Friday, March 16, 2007

Explanation about Foreplay

Okay, you deserve an explanation.

Maybe the last post, Why the Mirror: Passover, and Sex, was a little obtuse. Let me flesh it out.

1. About foreplay to foreplay--

When people are new to a relationship they talk first, usually, and try to get to know one another. They flirt.

Heck, some people get married before they begin to kiss, hug, and physically enjoy/pleasure each other.

First there's getting in the mood psychologically, the getting to know one another and flirting. That's the "foreplay to foreplay."

Then many couples proceed to waking up their bodies, the physical arousal, looking for a signal, I call it. The kissing, hugging, and pleasuring prior to intercourse is the "foreplay."

Sure, not everyone needs foreplay to get aroused sexually, and surely not everyone needs foreplay to foreplay.

But there's so much sexual dysfunction in our society (on so many levels, but I'm not going there) that I feel that respecting the continuum is a good way for couples to proceed.

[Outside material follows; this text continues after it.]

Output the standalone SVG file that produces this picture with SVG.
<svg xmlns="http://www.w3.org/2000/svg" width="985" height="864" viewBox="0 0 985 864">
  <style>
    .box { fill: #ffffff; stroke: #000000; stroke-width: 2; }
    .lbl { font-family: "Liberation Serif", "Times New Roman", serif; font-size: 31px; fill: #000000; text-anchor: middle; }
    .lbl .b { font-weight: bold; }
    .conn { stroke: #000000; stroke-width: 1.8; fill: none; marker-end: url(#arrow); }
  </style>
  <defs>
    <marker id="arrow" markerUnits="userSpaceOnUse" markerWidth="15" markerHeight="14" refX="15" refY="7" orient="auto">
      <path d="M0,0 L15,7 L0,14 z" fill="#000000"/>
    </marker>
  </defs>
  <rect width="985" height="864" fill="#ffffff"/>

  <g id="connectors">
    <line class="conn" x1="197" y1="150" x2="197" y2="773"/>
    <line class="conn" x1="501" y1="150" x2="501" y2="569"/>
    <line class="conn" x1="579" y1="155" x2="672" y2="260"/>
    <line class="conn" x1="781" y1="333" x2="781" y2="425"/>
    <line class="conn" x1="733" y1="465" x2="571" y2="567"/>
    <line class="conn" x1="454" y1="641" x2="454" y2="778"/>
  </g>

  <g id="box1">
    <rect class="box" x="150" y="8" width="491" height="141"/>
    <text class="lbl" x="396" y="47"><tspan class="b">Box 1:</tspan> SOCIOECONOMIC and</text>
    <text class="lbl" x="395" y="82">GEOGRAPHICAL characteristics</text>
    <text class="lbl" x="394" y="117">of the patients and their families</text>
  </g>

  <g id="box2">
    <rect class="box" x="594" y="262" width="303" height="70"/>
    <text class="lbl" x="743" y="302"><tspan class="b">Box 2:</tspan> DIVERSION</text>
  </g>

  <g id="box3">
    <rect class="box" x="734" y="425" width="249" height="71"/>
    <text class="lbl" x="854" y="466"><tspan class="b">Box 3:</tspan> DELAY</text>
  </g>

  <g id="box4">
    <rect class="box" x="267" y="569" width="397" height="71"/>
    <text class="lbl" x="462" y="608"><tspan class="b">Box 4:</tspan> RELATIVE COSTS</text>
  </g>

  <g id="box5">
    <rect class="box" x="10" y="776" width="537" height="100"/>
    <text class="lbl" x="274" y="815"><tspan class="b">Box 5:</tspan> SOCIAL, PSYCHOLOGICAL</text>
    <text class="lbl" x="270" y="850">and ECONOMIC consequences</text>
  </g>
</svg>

Start with no physical touch. Start with the minds touching. Then two people can decide if they wish to move on from there. Moving on implies mutual consent, by the way, at every move.

2. When I say that a famous Jewish personality was in Egypt and was freed along with the rest of the Jewish slaves, it is a reference to the belief that in fact every Jewish soul is thought to have been there at the exodus.

How this makes any sense is hard for me, also, to understand, but I don't question theology very much, I just enjoy it and suspend my disbelief. I do this in the world I live in, as well, suspend my disbelief/belief at times. When I am criticized, I try to believe it. When I hear gossip, bad stuff, I try not to believe it.

3. When I say that people think that Jewish women are sometimes erroneously thought to have these also ran roles in Judaism, I refer to the ideas of egalitarians who think that this religion revolves around men. The men get to do all the fun stuff.

In fact, women in Judaism are thought to be on a higher spiritual level than men. Created second they're a new improved version, less likely to act out sexually and aggressively.

Men have many more direct commandments in Judaism, more things they have to do, like put on a prayer shawl and phylacteries when they pray. These behavioral tasks, which sometimes become dear, sometimes are surely drudgery (like having to go to a synagogue to pray with at least 9 other men 3 times a day) keep them straight. Theoretically, they'll act out less with the sex and aggression if they're kept busy doing what they're told to do.

I personally prefer that the men have to run around performing time related commandments and I don't.

4. The line in the Gemora, Oy vey we're all gonna' die is a very loose translation of a line that a rabbi said during a toast at a wedding. There's more on that story on the post about my birthday, click here to subject yourself to that.

5. The story about the mirrors is an example of flirtation, women flirting with their men to entice them to have sex. The men had lost interest.

Either the guys were tired out from slavery or they didn't want to bring children into a society that would enslave a young child to hard labor. The women in Egypt believed in the promised redemption, however.

Jewish history goes back over 5000 years, and pre-Egyptian slavery tradition had dictated that indeed, G-d had it in mind (why is discussed sometimes when people talk about the Messiah) to let the Jewish people descend into slavery in a foreign land. But He would bring them out. These overworked fellows were exhausted, lost hope, and stopped believing this, but Jewish women had faith. It is for this reason, too, that women are praised so highly. Proof of their metal.

Hope that helps. I'm not a rabbi. (But I do know sex therapy.) Rabbis tell people who ask them questions to ask their local rabbi since customs vary from place to place. So ask around on the Jewish stuff if you didn't get it in Hebrew school or never had the benefit of a parochial education.

And many people, even now, haven't formally learned nearly enough about human sexuality and/or relationships. That's why there are people like me, maybe, to fill in the blanks.

So I'm going to humbly try to continue to do that.